ANZAC Day medallist Joe Daniher is poised to become a "special player" but remains a work in progress, according to Essendon coach John Worsfold. 

Daniher played one of the most influential games of his 75-game career in Essendon's 18-point win over Collingwood at the MCG on Tuesday.

The 23-year-old has had bigger scoreboard returns than the 3.4 he registered against the Magpies – his career high is six goals, against the Brisbane Lions in round eight, 2015 – but he has seldom had the combined impact he had in attack and up the ground.

Full match coverage and stats 

In addition to his three goals, Daniher had three goal assists, pumped the Bombers inside their forward 50 a team-high six times, took half of his eight marks outside the Dons' forward 50, had three hit-outs and even managed two running bounces.

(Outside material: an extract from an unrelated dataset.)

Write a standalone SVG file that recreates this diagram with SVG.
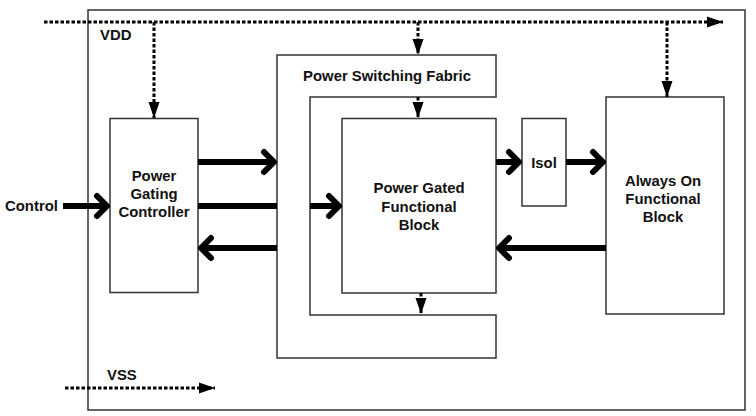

It was a performance that saw Daniher poll eight of a possible nine votes to win the Anzac Day Medal by three votes from teammate Michael Hurley.

Asked about Daniher's performance after the game, Worsfold was confident the spearhead's best was yet to come.

WATCH: Jumping Joe dominates Anzac Day

"Joey is an improving talent, no doubt about that. I said it a fair bit last year that he is a developing key forward," Worsfold said.

"He's achieved a lot already for his age, but he's still developing and learning the game and growing.

"But he's working hard, that's the thing that we're looking for. He wants to get better through hard work, not through just waiting and biding time."

Worsfold said Daniher's rare athleticism for his height (200cm) gave him weapons few key forwards have. 

"He moves around and looks like he wants the ball on the ground and wants to play on all the time and take it on and make quick decisions because he'll back himself with his decision-making," Worsfold said. 

"That's part of what's making him the special player that we think he's going to be."

The Bombers defeated the Magpies despite losing the inside 50 count 43-66, their forward line efficiency enabling them to generate 25 scoring shots.

"It's been a big focus to improve our scoring ability, both in building our squad and then in the way we're playing, so that part is coming along really well," Worsfold said.

"If we start getting 60 or 65 inside 50s then we expect that that's still going to stay high that efficiency and we'll be kicking really good scores. 

"But that's not happening at the moment and that's what we've got to address. We're giving the opposition too many opportunities to challenge us and we want to get better at that."

Five talking points: Essendon v Collingwood  

Worsfold was happy with his squad's fitness for this time of year, reiterating that his post-match comments after the Bombers' round four loss to Adelaide had been taken out of context.

After the Crows game, the Dons coach said former skipper Jobe Watson and some of the other players returning from year-long WADA bans had "hit the wall a little bit" in the losses to Carlton and Adelaide.

But Worsfold said on Tuesday he had been referring to two players and not his entire team, something he had addressed with the club's leadership group in the lead-up to Anzac Day.

"Adelaide is obviously the form team, with Richmond, of the comp, and we couldn't slow them down last week, even though our offence again was reasonable," Worsfold said.

"We're not going to be the only team that Adelaide towel up over there, but we are going to continue to improve and get better at it throughout the year.

"Our fitness is not an issue, it's a management thing that you do with all players. 

"We've got a couple of older players that didn't play footy last year, so that's a different spin we've got to look at."